Nella 250, classe dominata dalle Aermacchi Ala d’Oro e dalle Motobi ufficiali, spesso Tarlazzi partiva fortissimo, andava in testa con buon vantaggio ma poi non arrivava a fine gara per problemi meccanici. Se tagliava il traguardo, non di rado vinceva, ma ciò accadeva solo sporadicamente...Più di così non si poteva proprio fare.
Per inciso, il titolo della 250 juniores è stato conquistato nel 1969 da Fosco Giansanti con la Motobi e nel 1970 da Chiavolini con l’Aermacchi.

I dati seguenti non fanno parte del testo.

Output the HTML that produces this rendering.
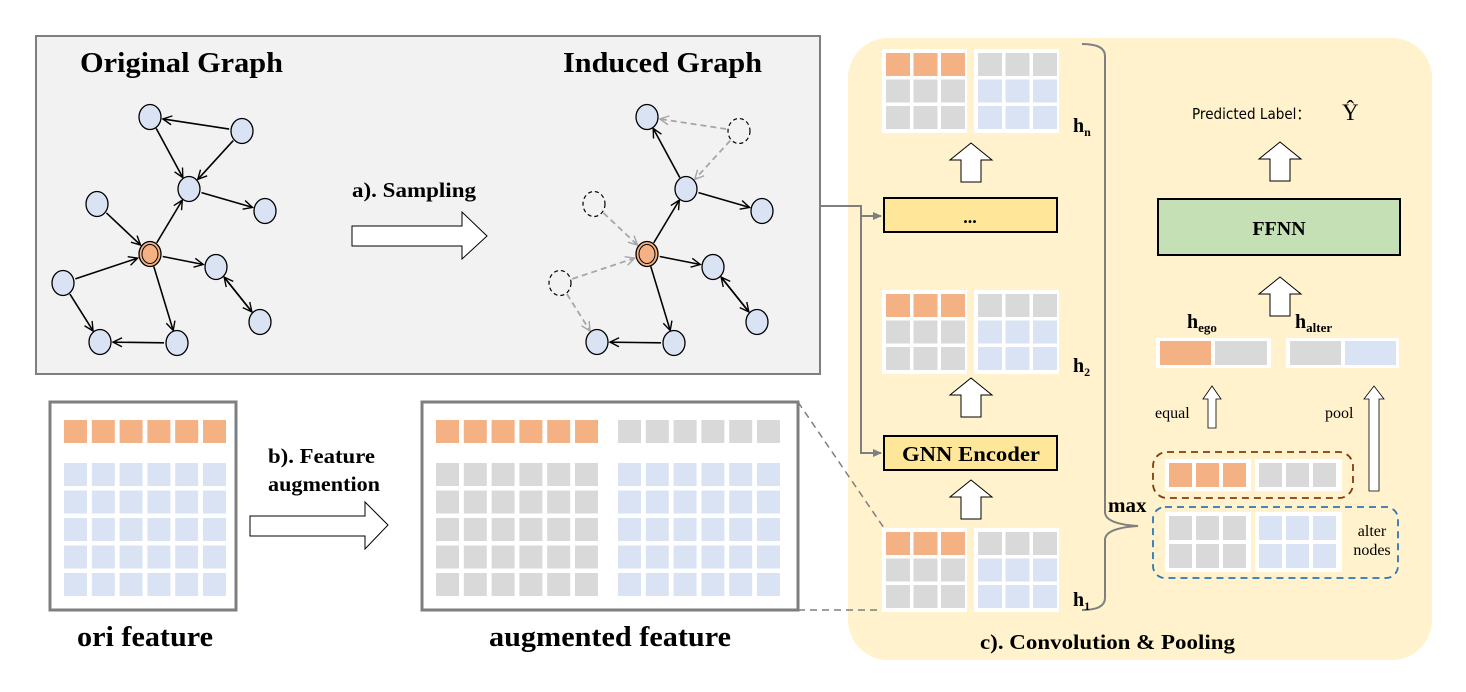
<!DOCTYPE html>
<html><head><meta charset="utf-8"><style>
html,body{margin:0;padding:0;background:#fff;}
svg{display:block;}
.t{font-family:"Liberation Serif",serif;font-weight:bold;fill:#000;}
.s{font-family:"Liberation Serif",serif;fill:#000;}
</style></head><body>
<svg id="g" width="1466" height="692" viewBox="0 0 1466 692" xmlns="http://www.w3.org/2000/svg">
<defs>
<marker id="ab" markerWidth="12" markerHeight="12" refX="10" refY="6" orient="auto" markerUnits="userSpaceOnUse"><path d="M1,1.5 L10,6 L1,10.5" fill="none" stroke="#000" stroke-width="1.4"/></marker>
<marker id="ag" markerWidth="12" markerHeight="12" refX="10" refY="6" orient="auto" markerUnits="userSpaceOnUse"><path d="M1,1.5 L10,6 L1,10.5" fill="none" stroke="#a6a6a6" stroke-width="1.4"/></marker>
<marker id="ar" markerWidth="10" markerHeight="10" refX="8" refY="5" orient="auto" markerUnits="userSpaceOnUse"><path d="M0,1 L9,5 L0,9 Z" fill="#7f7f7f"/></marker>
</defs>
<rect x="36" y="36" width="784" height="338" fill="#f2f2f2" stroke="#7f7f7f" stroke-width="2"/>
<rect x="848" y="38" width="584" height="622" rx="40" fill="#fff2cc"/>
<text class="t" x="80" y="72" font-size="29" textLength="203" lengthAdjust="spacingAndGlyphs">Original Graph</text>
<text class="t" x="563" y="72" font-size="29" textLength="199" lengthAdjust="spacingAndGlyphs">Induced Graph</text>
<text class="t" x="352" y="197" font-size="21" textLength="124" lengthAdjust="spacingAndGlyphs">a). Sampling</text>
<path d="M352,226 L462,226 L462,212 L487,236 L462,259 L462,246 L352,246 Z" fill="#fff" stroke="#000" stroke-width="1"/>
<g id="graphs"></g>
<rect x="50" y="402" width="186" height="208" fill="#fff" stroke="#7f7f7f" stroke-width="3"/>
<rect x="422" y="402" width="376" height="208" fill="#fff" stroke="#7f7f7f" stroke-width="3"/>
<g id="cells"></g>
<text class="t" x="268" y="463" font-size="21" textLength="107" lengthAdjust="spacingAndGlyphs">b). Feature</text>
<text class="t" x="268" y="491" font-size="21" textLength="112" lengthAdjust="spacingAndGlyphs">augmention</text>
<path d="M250,516 L365,516 L365,502 L388,525 L365,549 L365,536 L250,536 Z" fill="#fff" stroke="#000" stroke-width="1"/>
<text class="t" x="77" y="646" font-size="28" textLength="136" lengthAdjust="spacingAndGlyphs">ori feature</text>
<text class="t" x="489" y="646" font-size="28" textLength="242" lengthAdjust="spacingAndGlyphs">augmented feature</text>
<path d="M798,402 L884,528" stroke="#7f7f7f" stroke-width="1.5" stroke-dasharray="7,5" fill="none"/>
<path d="M798,610 L884,610" stroke="#7f7f7f" stroke-width="1.5" stroke-dasharray="7,5" fill="none"/>
<path d="M820,206 L861,206 L861,453 L881,453" stroke="#7f7f7f" stroke-width="2" fill="none" marker-end="url(#ar)"/>
<path d="M861,216 L881,216" stroke="#7f7f7f" stroke-width="2" fill="none" marker-end="url(#ar)"/>
<rect x="884" y="198" width="173" height="34" fill="#ffe699" stroke="#000" stroke-width="2"/>
<text class="t" x="970" y="223" font-size="18" text-anchor="middle">...</text>
<rect x="884" y="436" width="173" height="34" fill="#ffe699" stroke="#000" stroke-width="2"/>
<text class="t" x="902" y="461" font-size="21" textLength="138" lengthAdjust="spacingAndGlyphs">GNN Encoder</text>
<g id="blk"></g>
<path d="M1082,44 Q1105,44 1105,56 L1105,512 Q1105,524 1138,526 Q1105,528 1105,540 L1105,598 Q1105,610 1082,610" fill="none" stroke="#7f7f7f" stroke-width="2"/>
<text class="t" x="1108" y="512" font-size="21">max</text>
<text class="t" x="1073" y="132" font-size="20">h<tspan font-size="12" dy="4">n</tspan></text>
<text class="t" x="1073" y="372" font-size="20">h<tspan font-size="12" dy="4">2</tspan></text>
<text class="t" x="1073" y="606" font-size="20">h<tspan font-size="12" dy="4">1</tspan></text>
<text x="1192" y="119" font-size="15" font-family="'DejaVu Sans','Liberation Sans',sans-serif" fill="#000" textLength="118" lengthAdjust="spacingAndGlyphs">Predicted Label：</text>
<text class="s" x="1342" y="120" font-size="23">Ŷ</text>
<rect x="1158" y="199" width="242" height="56" fill="#c5e0b4" stroke="#000" stroke-width="2"/>
<text class="t" x="1279" y="235" font-size="20" text-anchor="middle">FFNN</text>
<text class="t" x="1187" y="328" font-size="20">h<tspan font-size="13" dy="4">ego</tspan></text>
<text class="t" x="1295" y="328" font-size="20">h<tspan font-size="13" dy="4">alter</tspan></text>
<text class="s" x="1155" y="418" font-size="16">equal</text>
<text class="s" x="1325" y="418" font-size="16">pool</text>
<path d="M1208,428 L1208,399 L1203,399 L1212,386 L1221,399 L1216,399 L1216,428 Z" fill="#fff" stroke="#000" stroke-width="0.8"/>
<path d="M1369,491 L1369,399 L1364,399 L1374,386 L1384,399 L1379,399 L1379,491 Z" fill="#fff" stroke="#000" stroke-width="0.8"/>
<rect x="1153" y="452" width="200" height="46" rx="14" fill="none" stroke="#843c0c" stroke-width="1.8" stroke-dasharray="7,5"/>
<rect x="1153" y="507" width="245" height="71" rx="12" fill="none" stroke="#2e75b6" stroke-width="1.8" stroke-dasharray="7,5"/>
<text class="s" x="1372" y="536" font-size="16" text-anchor="middle">alter</text>
<text class="s" x="1372" y="555" font-size="16" text-anchor="middle">nodes</text>
<text class="t" x="980" y="649" font-size="21" textLength="255" lengthAdjust="spacingAndGlyphs">c). Convolution &amp; Pooling</text>
</svg>
<script>
var NS="http://www.w3.org/2000/svg";
function el(p,t,a){var e=document.createElementNS(NS,t);for(var k in a)e.setAttribute(k,a[k]);document.getElementById(p).appendChild(e);return e;}
var O="#f4b183",G="#d9d9d9",B="#dae3f3";
function graph(dx,dashed){
 var N={1:[150,117],2:[242,131],3:[189,189],4:[265,211],5:[97,204],e:[150,254],6:[216,267],7:[63,283],8:[260,322],9:[100,342],10:[177,343]};
 for(var k in N)N[k]=[N[k][0]+dx,N[k][1]];
 function edge(a,b,d,both){var A=N[a],Bp=N[b];var vx=Bp[0]-A[0],vy=Bp[1]-A[1],L=Math.hypot(vx,vy);var ux=vx/L,uy=vy/L;
  var o={x1:A[0]+ux*13,y1:A[1]+uy*13,x2:Bp[0]-ux*13,y2:Bp[1]-uy*13,stroke:d?"#a6a6a6":"#000","stroke-width":d?1.8:1.6,"marker-end":d?"url(#ag)":"url(#ab)"};
  if(d)o["stroke-dasharray"]="6,4";
  el("graphs","line",o); if(both){el("graphs","line",{x1:o.x2,y1:o.y2,x2:o.x1,y2:o.y1,stroke:"#000","stroke-width":1.6,"marker-end":"url(#ab)"});}
 }
 if(!dashed){edge(2,1);edge(1,3);edge(2,3);}else{edge(3,1);edge(2,1,1);edge(2,3,1);}
 edge(3,4);edge(5,"e",dashed);edge("e",3);edge(7,"e",dashed);edge("e",6);edge(6,8,0,1);edge(7,9,dashed);edge("e",10);edge(10,9);
 for(var k in N){var d=dashed&&(k=="2"||k=="5"||k=="7");
  if(k=="e"){el("graphs","ellipse",{cx:N[k][0],cy:N[k][1],rx:11,ry:12.5,fill:"#f4b183",stroke:"#000","stroke-width":1.3});el("graphs","ellipse",{cx:N[k][0],cy:N[k][1],rx:8,ry:9.5,fill:"none",stroke:"#000","stroke-width":1});}
  else if(d)el("graphs","ellipse",{cx:N[k][0],cy:N[k][1],rx:11,ry:12.5,fill:"none",stroke:"#000","stroke-width":1.2,"stroke-dasharray":"4,3"});
  else el("graphs","ellipse",{cx:N[k][0],cy:N[k][1],rx:11,ry:12.5,fill:"#dae3f3",stroke:"#000","stroke-width":1.3});}
}
graph(0,false);graph(497,true);
function row(g,x0,y,n,w,h,gap,c){for(var i=0;i<n;i++)el(g,"rect",{x:x0+i*(w+gap),y:y,width:w,height:h,fill:c});}
row("cells",64,420,6,23,23,4.8,O);
for(var r=0;r<5;r++)row("cells",64,463+r*27.5,6,23,23,4.8,B);
row("cells",436,420,6,23,23,4.8,O);row("cells",618,420,6,23,23,4.8,G);
for(var r=0;r<5;r++){row("cells",436,463+r*27.5,6,23,23,4.8,G);row("cells",618,463+r*27.5,6,23,23,4.8,B);}
function mat(y){el("blk","rect",{x:882,y:y,width:85,height:84,fill:"#fff"});el("blk","rect",{x:974,y:y,width:85,height:84,fill:"#fff"});
 for(var r=0;r<3;r++){row("blk",886,y+4+r*26.5,3,24,23,3.5,r==0?O:G);row("blk",978,y+4+r*26.5,3,24,23,3.5,r==0?G:B);}}
mat(49);mat(290);mat(528);
function up(cx,y){el("blk","path",{d:"M"+(cx-10)+","+(y+39)+" L"+(cx-10)+","+(y+17)+" L"+(cx-21)+","+(y+17)+" L"+cx+","+y+" L"+(cx+21)+","+(y+17)+" L"+(cx+10)+","+(y+17)+" L"+(cx+10)+","+(y+39)+" Z",fill:"#fff",stroke:"#000","stroke-width":1});}
up(971,143);up(971,378);up(971,480);up(1280,142);up(1280,277);
el("blk","rect",{x:1156,y:338,width:115,height:30,fill:"#fff"});el("blk","rect",{x:1160,y:341,width:51,height:24,fill:O});el("blk","rect",{x:1215,y:341,width:52,height:24,fill:G});
el("blk","rect",{x:1286,y:338,width:113,height:30,fill:"#fff"});el("blk","rect",{x:1290,y:341,width:51,height:24,fill:G});el("blk","rect",{x:1345,y:341,width:51,height:24,fill:B});
el("blk","rect",{x:1165,y:459,width:86,height:32,fill:"#fff"});el("blk","rect",{x:1255,y:459,width:87,height:32,fill:"#fff"});
row("blk",1169,463,3,23,24,4,O);row("blk",1259,463,3,23,24,4,G);
el("blk","rect",{x:1165,y:512,width:86,height:60,fill:"#fff"});el("blk","rect",{x:1255,y:512,width:87,height:60,fill:"#fff"});
for(var r=0;r<2;r++){row("blk",1169,516+r*28,3,23,24,4,G);row("blk",1259,516+r*28,3,23,24,4,B);}
</script>
</body></html>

Lo strettissimo legame esistente tra la scuderia Speedy Gonzales e la Ducati è dimostrato anche dalle numerose foto (ben visibili sui libri) scattate durante i test che tra il 1967 e il 1970 sono stati effettuati nel corso dello sviluppo dei modelli a carter larghi, anche in versione da competizione. La pista era in genere quella dell'aeroporto di Modena, e il pilota Bruno Spaggiari; sulla tuta di Farnè e sulle carene (quando impiegate) la scritta Speedy Gonzales era ben visibile.

Nel 1969-70 Spaggiari ha corso con le monocilindriche di 350 e 450 cm3 ottenendo ottimi risultati nelle gare della mototemporada romagnola. Le cose erano diverse, rispetto agli anni precedenti: si lavorava allo sviluppo di modelli recenti, e con un forte supporto da parte della Casa. I tempi però erano ormai maturi per un ritorno della Ducati in forma ufficiale, cosa avvenuta nel 1971, quando sono state schierate le nuove bicilindriche da Gran Premio di 500 cm3.